* **WHAT YOU WILL DO**
Exclude the pictures and reproduce the remaining data exactly as written.
++++ SUPPLIED MATERIAL ++++
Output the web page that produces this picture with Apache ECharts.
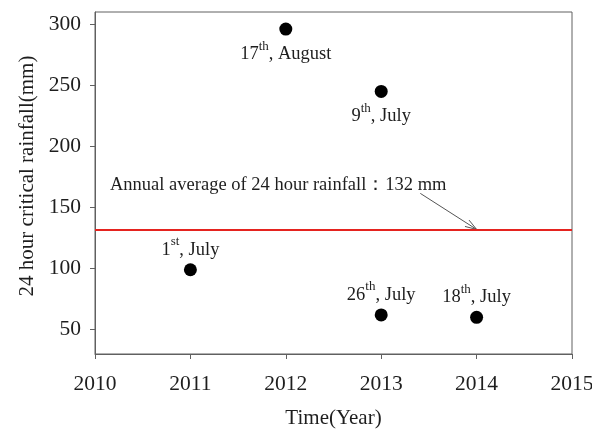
<!DOCTYPE html>
<html>
<head>
<meta charset="utf-8">
<script src="https://cdn.jsdelivr.net/npm/echarts@6/dist/echarts.min.js"></script>
<style>
  html, body { margin: 0; padding: 0; background: #fff; }
  #chart { width: 592px; height: 432px; }
</style>
</head>
<body>
<div id="chart"></div>
<script>
// Critical 24-hour rainfall of each event
const years = [2011, 2012, 2013, 2013, 2014];
const rainfall = [99, 296, 245, 62, 60];
const eventDays = ['1', '17', '9', '26', '18'];
const daySuffix = ['st', 'th', 'th', 'th', 'th'];
const eventMonths = ['July', 'August', 'July', 'July', 'July'];
const labelSide = ['top', 'bottom', 'bottom', 'top', 'top'];

// Annual average of 24 hour rainfall
const annualAverage = 132;
const averageText = 'Annual average of 24 hour rainfall：132 mm';
// Arrow from the note down to the average line: [x0, y0, x1, y1]
const arrowPath = [[2013.41, 161.5, 2014.0, annualAverage]];

// Axes
const xTicks = { min: 2010, max: 2015, interval: 1 };
const yTicks = { min: 30, max: 310, ticks: [50, 100, 150, 200, 250, 300] };
const xTitle = 'Time(Year)';
const yTitle = '24 hour critical rainfall(mm)';

const serif = "'Liberation Serif', 'Times New Roman', serif";
const ink = '#1e1e1e';
const axisGray = '#606060';

const chart = echarts.init(document.getElementById('chart'), null, { renderer: 'canvas' });

const points = years.map((y, i) => ({
  value: [y, rainfall[i]],
  label: {
    position: labelSide[i],
    formatter: '{n|' + eventDays[i] + '}{s|' + daySuffix[i] + '}{n|, ' + eventMonths[i] + '}'
  }
}));

chart.setOption({
  animation: false,
  backgroundColor: '#fff',
  grid: {
    left: 95, right: 20, top: 12, bottom: 78,
    outerBoundsMode: 'none',
    containLabel: false,
    show: true, borderColor: axisGray, borderWidth: 1, backgroundColor: 'transparent'
  },
  xAxis: {
    type: 'value',
    min: xTicks.min, max: xTicks.max, interval: xTicks.interval,
    name: xTitle, nameLocation: 'middle', nameGap: 54,
    nameTextStyle: { fontFamily: serif, fontSize: 21, color: ink },
    axisLine: { show: true, lineStyle: { color: axisGray, width: 1 } },
    axisTick: { show: true, inside: false, length: 5, lineStyle: { color: axisGray } },
    axisLabel: { margin: 19, fontFamily: serif, fontSize: 21.5, color: ink,
      formatter: v => String(v) },
    splitLine: { show: false }
  },
  yAxis: {
    type: 'value',
    min: yTicks.min, max: yTicks.max, interval: 50,
    name: yTitle, nameLocation: 'middle', nameGap: 57,
    nameTextStyle: { fontFamily: serif, fontSize: 21, color: ink, padding: [0, 0, 0, 14] },
    axisLine: { show: true, lineStyle: { color: axisGray, width: 1 } },
    axisTick: { show: true, inside: false, length: 5, lineStyle: { color: axisGray },
      customValues: yTicks.ticks },
    axisLabel: { margin: 14, fontFamily: serif, fontSize: 21.5, color: ink,
      customValues: yTicks.ticks },
    splitLine: { show: false }
  },
  series: [
    {
      type: 'scatter',
      symbol: 'circle',
      symbolSize: 13,
      itemStyle: { color: '#000', opacity: 1 },
      label: {
        show: true,
        distance: 4,
        rich: {
          n: { fontFamily: serif, fontSize: 18.5, color: ink, lineHeight: 24, verticalAlign: 'bottom' },
          s: { fontFamily: serif, fontSize: 13, color: ink, lineHeight: 24, verticalAlign: 'top', padding: [0, 0, 12, 0] }
        }
      },
      data: points,
      markLine: {
        silent: true,
        symbol: 'none',
        label: { show: false },
        lineStyle: { color: '#e5231f', width: 2, type: 'solid', opacity: 1 },
        data: [{ yAxis: annualAverage }]
      },
      z: 3
    },
    {
      type: 'custom',
      silent: true,
      renderItem: function (params, api) {
        const p0 = api.coord([api.value(0), api.value(1)]);
        const p1 = api.coord([api.value(2), api.value(3)]);
        const ang = Math.atan2(p1[1] - p0[1], p1[0] - p0[0]);
        const len = 12, spread = 0.32;
        const h1 = [p1[0] - len * Math.cos(ang - spread), p1[1] - len * Math.sin(ang - spread)];
        const h2 = [p1[0] - len * Math.cos(ang + spread), p1[1] - len * Math.sin(ang + spread)];
        const st = { stroke: '#555', lineWidth: 1, fill: null };
        return {
          type: 'group',
          children: [
            { type: 'line', shape: { x1: p0[0], y1: p0[1], x2: p1[0], y2: p1[1] }, style: st },
            { type: 'polyline', shape: { points: [h1, p1, h2] }, style: st }
          ]
        };
      },
      data: arrowPath,
      z: 4
    }
  ],
  graphic: [
    {
      type: 'text',
      left: 110,
      top: 176,
      style: { text: averageText, font: '18.5px ' + serif, fill: ink }
    }
  ]
});
</script>
</body>
</html>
++++
* **OUTPUT OF THE EXERCISE**
Output the web page that produces this picture with Apache ECharts.
<!DOCTYPE html>
<html>
<head>
<meta charset="utf-8">
<script src="https://cdn.jsdelivr.net/npm/echarts@6/dist/echarts.min.js"></script>
<style>
  html, body { margin: 0; padding: 0; background: #fff; }
  #chart { width: 592px; height: 432px; }
</style>
</head>
<body>
<div id="chart"></div>
<script>
// Critical 24-hour rainfall of each event
const years = [2011, 2012, 2013, 2013, 2014];
const rainfall = [99, 296, 245, 62, 60];
const eventDays = ['1', '17', '9', '26', '18'];
const daySuffix = ['st', 'th', 'th', 'th', 'th'];
const eventMonths = ['July', 'August', 'July', 'July', 'July'];
const labelSide = ['top', 'bottom', 'bottom', 'top', 'top'];

// Annual average of 24 hour rainfall
const annualAverage = 132;
const averageText = 'Annual average of 24 hour rainfall：132 mm';
// Arrow from the note down to the average line: [x0, y0, x1, y1]
const arrowPath = [[2013.41, 161.5, 2014.0, annualAverage]];

// Axes
const xTicks = { min: 2010, max: 2015, interval: 1 };
const yTicks = { min: 30, max: 310, ticks: [50, 100, 150, 200, 250, 300] };
const xTitle = 'Time(Year)';
const yTitle = '24 hour critical rainfall(mm)';

const serif = "'Liberation Serif', 'Times New Roman', serif";
const ink = '#1e1e1e';
const axisGray = '#606060';

const chart = echarts.init(document.getElementById('chart'), null, { renderer: 'canvas' });

const points = years.map((y, i) => ({
  value: [y, rainfall[i]],
  label: {
    position: labelSide[i],
    formatter: '{n|' + eventDays[i] + '}{s|' + daySuffix[i] + '}{n|, ' + eventMonths[i] + '}'
  }
}));

chart.setOption({
  animation: false,
  backgroundColor: '#fff',
  grid: {
    left: 95, right: 20, top: 12, bottom: 78,
    outerBoundsMode: 'none',
    containLabel: false,
    show: true, borderColor: axisGray, borderWidth: 1, backgroundColor: 'transparent'
  },
  xAxis: {
    type: 'value',
    min: xTicks.min, max: xTicks.max, interval: xTicks.interval,
    name: xTitle, nameLocation: 'middle', nameGap: 54,
    nameTextStyle: { fontFamily: serif, fontSize: 21, color: ink },
    axisLine: { show: true, lineStyle: { color: axisGray, width: 1 } },
    axisTick: { show: true, inside: false, length: 5, lineStyle: { color: axisGray } },
    axisLabel: { margin: 19, fontFamily: serif, fontSize: 21.5, color: ink,
      formatter: v => String(v) },
    splitLine: { show: false }
  },
  yAxis: {
    type: 'value',
    min: yTicks.min, max: yTicks.max, interval: 50,
    name: yTitle, nameLocation: 'middle', nameGap: 57,
    nameTextStyle: { fontFamily: serif, fontSize: 21, color: ink, padding: [0, 0, 0, 14] },
    axisLine: { show: true, lineStyle: { color: axisGray, width: 1 } },
    axisTick: { show: true, inside: false, length: 5, lineStyle: { color: axisGray },
      customValues: yTicks.ticks },
    axisLabel: { margin: 14, fontFamily: serif, fontSize: 21.5, color: ink,
      customValues: yTicks.ticks },
    splitLine: { show: false }
  },
  series: [
    {
      type: 'scatter',
      symbol: 'circle',
      symbolSize: 13,
      itemStyle: { color: '#000', opacity: 1 },
      label: {
        show: true,
        distance: 4,
        rich: {
          n: { fontFamily: serif, fontSize: 18.5, color: ink, lineHeight: 24, verticalAlign: 'bottom' },
          s: { fontFamily: serif, fontSize: 13, color: ink, lineHeight: 24, verticalAlign: 'top', padding: [0, 0, 12, 0] }
        }
      },
      data: points,
      markLine: {
        silent: true,
        symbol: 'none',
        label: { show: false },
        lineStyle: { color: '#e5231f', width: 2, type: 'solid', opacity: 1 },
        data: [{ yAxis: annualAverage }]
      },
      z: 3
    },
    {
      type: 'custom',
      silent: true,
      renderItem: function (params, api) {
        const p0 = api.coord([api.value(0), api.value(1)]);
        const p1 = api.coord([api.value(2), api.value(3)]);
        const ang = Math.atan2(p1[1] - p0[1], p1[0] - p0[0]);
        const len = 12, spread = 0.32;
        const h1 = [p1[0] - len * Math.cos(ang - spread), p1[1] - len * Math.sin(ang - spread)];
        const h2 = [p1[0] - len * Math.cos(ang + spread), p1[1] - len * Math.sin(ang + spread)];
        const st = { stroke: '#555', lineWidth: 1, fill: null };
        return {
          type: 'group',
          children: [
            { type: 'line', shape: { x1: p0[0], y1: p0[1], x2: p1[0], y2: p1[1] }, style: st },
            { type: 'polyline', shape: { points: [h1, p1, h2] }, style: st }
          ]
        };
      },
      data: arrowPath,
      z: 4
    }
  ],
  graphic: [
    {
      type: 'text',
      left: 110,
      top: 176,
      style: { text: averageText, font: '18.5px ' + serif, fill: ink }
    }
  ]
});
</script>
</body>
</html>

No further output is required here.